**Instructions to follow:** Your task is to copy the listing exactly, with the pictures left out.

**Provided data:**
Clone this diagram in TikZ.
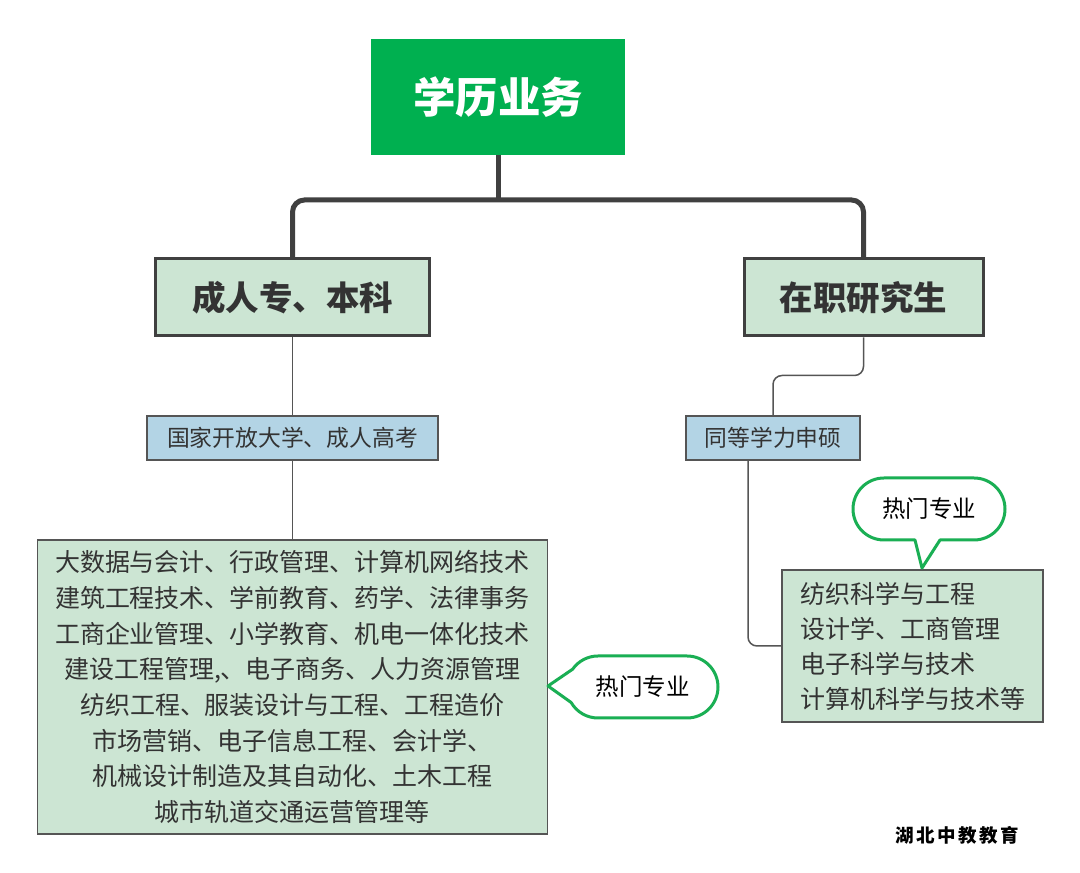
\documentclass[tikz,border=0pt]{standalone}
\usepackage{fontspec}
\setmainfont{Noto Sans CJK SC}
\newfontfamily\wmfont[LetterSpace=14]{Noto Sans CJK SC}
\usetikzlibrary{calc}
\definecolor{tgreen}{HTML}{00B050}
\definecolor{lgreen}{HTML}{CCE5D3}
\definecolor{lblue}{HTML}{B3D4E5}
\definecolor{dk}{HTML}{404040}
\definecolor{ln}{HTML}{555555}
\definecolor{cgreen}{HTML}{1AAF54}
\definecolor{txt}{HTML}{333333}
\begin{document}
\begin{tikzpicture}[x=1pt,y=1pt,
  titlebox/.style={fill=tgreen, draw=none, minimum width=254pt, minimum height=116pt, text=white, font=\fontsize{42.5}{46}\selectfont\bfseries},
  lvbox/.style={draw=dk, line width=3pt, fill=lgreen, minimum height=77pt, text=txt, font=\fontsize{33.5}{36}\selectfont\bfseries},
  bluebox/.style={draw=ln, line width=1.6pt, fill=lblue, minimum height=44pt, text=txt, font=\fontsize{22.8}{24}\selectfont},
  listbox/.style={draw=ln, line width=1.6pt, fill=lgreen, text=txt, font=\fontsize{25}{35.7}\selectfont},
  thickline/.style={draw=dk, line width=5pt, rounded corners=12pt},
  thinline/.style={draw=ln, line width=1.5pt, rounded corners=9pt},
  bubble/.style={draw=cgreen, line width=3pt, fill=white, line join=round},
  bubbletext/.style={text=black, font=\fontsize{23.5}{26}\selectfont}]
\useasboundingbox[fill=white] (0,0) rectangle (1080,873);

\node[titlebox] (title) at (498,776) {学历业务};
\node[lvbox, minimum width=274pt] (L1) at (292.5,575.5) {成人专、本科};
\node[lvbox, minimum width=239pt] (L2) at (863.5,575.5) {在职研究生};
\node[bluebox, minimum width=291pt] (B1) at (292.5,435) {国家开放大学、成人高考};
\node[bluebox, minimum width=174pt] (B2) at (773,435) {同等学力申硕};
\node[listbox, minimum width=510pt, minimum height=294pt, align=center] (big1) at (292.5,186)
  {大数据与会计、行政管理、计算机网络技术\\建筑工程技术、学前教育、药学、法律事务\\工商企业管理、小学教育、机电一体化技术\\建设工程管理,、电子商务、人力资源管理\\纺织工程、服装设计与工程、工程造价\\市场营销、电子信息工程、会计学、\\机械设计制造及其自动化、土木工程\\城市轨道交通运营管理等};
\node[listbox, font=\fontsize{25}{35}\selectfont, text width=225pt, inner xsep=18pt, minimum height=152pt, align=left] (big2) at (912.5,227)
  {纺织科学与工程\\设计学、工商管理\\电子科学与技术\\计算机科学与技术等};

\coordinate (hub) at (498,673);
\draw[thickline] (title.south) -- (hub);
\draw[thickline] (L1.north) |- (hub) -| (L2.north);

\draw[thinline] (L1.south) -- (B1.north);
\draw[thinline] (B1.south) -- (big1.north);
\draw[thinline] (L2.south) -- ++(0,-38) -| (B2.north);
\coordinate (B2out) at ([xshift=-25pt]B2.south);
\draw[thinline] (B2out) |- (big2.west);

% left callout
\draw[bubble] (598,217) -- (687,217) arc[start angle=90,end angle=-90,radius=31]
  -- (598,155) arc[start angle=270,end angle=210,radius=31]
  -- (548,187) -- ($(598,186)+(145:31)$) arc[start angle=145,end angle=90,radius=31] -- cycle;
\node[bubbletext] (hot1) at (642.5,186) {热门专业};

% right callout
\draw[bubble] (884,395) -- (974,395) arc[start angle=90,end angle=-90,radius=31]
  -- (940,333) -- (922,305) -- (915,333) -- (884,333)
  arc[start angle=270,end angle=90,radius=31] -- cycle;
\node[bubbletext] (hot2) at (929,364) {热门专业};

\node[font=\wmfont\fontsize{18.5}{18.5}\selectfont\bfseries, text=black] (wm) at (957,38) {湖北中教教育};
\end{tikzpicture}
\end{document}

**Solution for this task:**
Clone this diagram in TikZ.
\documentclass[tikz,border=0pt]{standalone}
\usepackage{fontspec}
\setmainfont{Noto Sans CJK SC}
\newfontfamily\wmfont[LetterSpace=14]{Noto Sans CJK SC}
\usetikzlibrary{calc}
\definecolor{tgreen}{HTML}{00B050}
\definecolor{lgreen}{HTML}{CCE5D3}
\definecolor{lblue}{HTML}{B3D4E5}
\definecolor{dk}{HTML}{404040}
\definecolor{ln}{HTML}{555555}
\definecolor{cgreen}{HTML}{1AAF54}
\definecolor{txt}{HTML}{333333}
\begin{document}
\begin{tikzpicture}[x=1pt,y=1pt,
  titlebox/.style={fill=tgreen, draw=none, minimum width=254pt, minimum height=116pt, text=white, font=\fontsize{42.5}{46}\selectfont\bfseries},
  lvbox/.style={draw=dk, line width=3pt, fill=lgreen, minimum height=77pt, text=txt, font=\fontsize{33.5}{36}\selectfont\bfseries},
  bluebox/.style={draw=ln, line width=1.6pt, fill=lblue, minimum height=44pt, text=txt, font=\fontsize{22.8}{24}\selectfont},
  listbox/.style={draw=ln, line width=1.6pt, fill=lgreen, text=txt, font=\fontsize{25}{35.7}\selectfont},
  thickline/.style={draw=dk, line width=5pt, rounded corners=12pt},
  thinline/.style={draw=ln, line width=1.5pt, rounded corners=9pt},
  bubble/.style={draw=cgreen, line width=3pt, fill=white, line join=round},
  bubbletext/.style={text=black, font=\fontsize{23.5}{26}\selectfont}]
\useasboundingbox[fill=white] (0,0) rectangle (1080,873);

\node[titlebox] (title) at (498,776) {学历业务};
\node[lvbox, minimum width=274pt] (L1) at (292.5,575.5) {成人专、本科};
\node[lvbox, minimum width=239pt] (L2) at (863.5,575.5) {在职研究生};
\node[bluebox, minimum width=291pt] (B1) at (292.5,435) {国家开放大学、成人高考};
\node[bluebox, minimum width=174pt] (B2) at (773,435) {同等学力申硕};
\node[listbox, minimum width=510pt, minimum height=294pt, align=center] (big1) at (292.5,186)
  {大数据与会计、行政管理、计算机网络技术\\建筑工程技术、学前教育、药学、法律事务\\工商企业管理、小学教育、机电一体化技术\\建设工程管理,、电子商务、人力资源管理\\纺织工程、服装设计与工程、工程造价\\市场营销、电子信息工程、会计学、\\机械设计制造及其自动化、土木工程\\城市轨道交通运营管理等};
\node[listbox, font=\fontsize{25}{35}\selectfont, text width=225pt, inner xsep=18pt, minimum height=152pt, align=left] (big2) at (912.5,227)
  {纺织科学与工程\\设计学、工商管理\\电子科学与技术\\计算机科学与技术等};

\coordinate (hub) at (498,673);
\draw[thickline] (title.south) -- (hub);
\draw[thickline] (L1.north) |- (hub) -| (L2.north);

\draw[thinline] (L1.south) -- (B1.north);
\draw[thinline] (B1.south) -- (big1.north);
\draw[thinline] (L2.south) -- ++(0,-38) -| (B2.north);
\coordinate (B2out) at ([xshift=-25pt]B2.south);
\draw[thinline] (B2out) |- (big2.west);

% left callout
\draw[bubble] (598,217) -- (687,217) arc[start angle=90,end angle=-90,radius=31]
  -- (598,155) arc[start angle=270,end angle=210,radius=31]
  -- (548,187) -- ($(598,186)+(145:31)$) arc[start angle=145,end angle=90,radius=31] -- cycle;
\node[bubbletext] (hot1) at (642.5,186) {热门专业};

% right callout
\draw[bubble] (884,395) -- (974,395) arc[start angle=90,end angle=-90,radius=31]
  -- (940,333) -- (922,305) -- (915,333) -- (884,333)
  arc[start angle=270,end angle=90,radius=31] -- cycle;
\node[bubbletext] (hot2) at (929,364) {热门专业};

\node[font=\wmfont\fontsize{18.5}{18.5}\selectfont\bfseries, text=black] (wm) at (957,38) {湖北中教教育};
\end{tikzpicture}
\end{document}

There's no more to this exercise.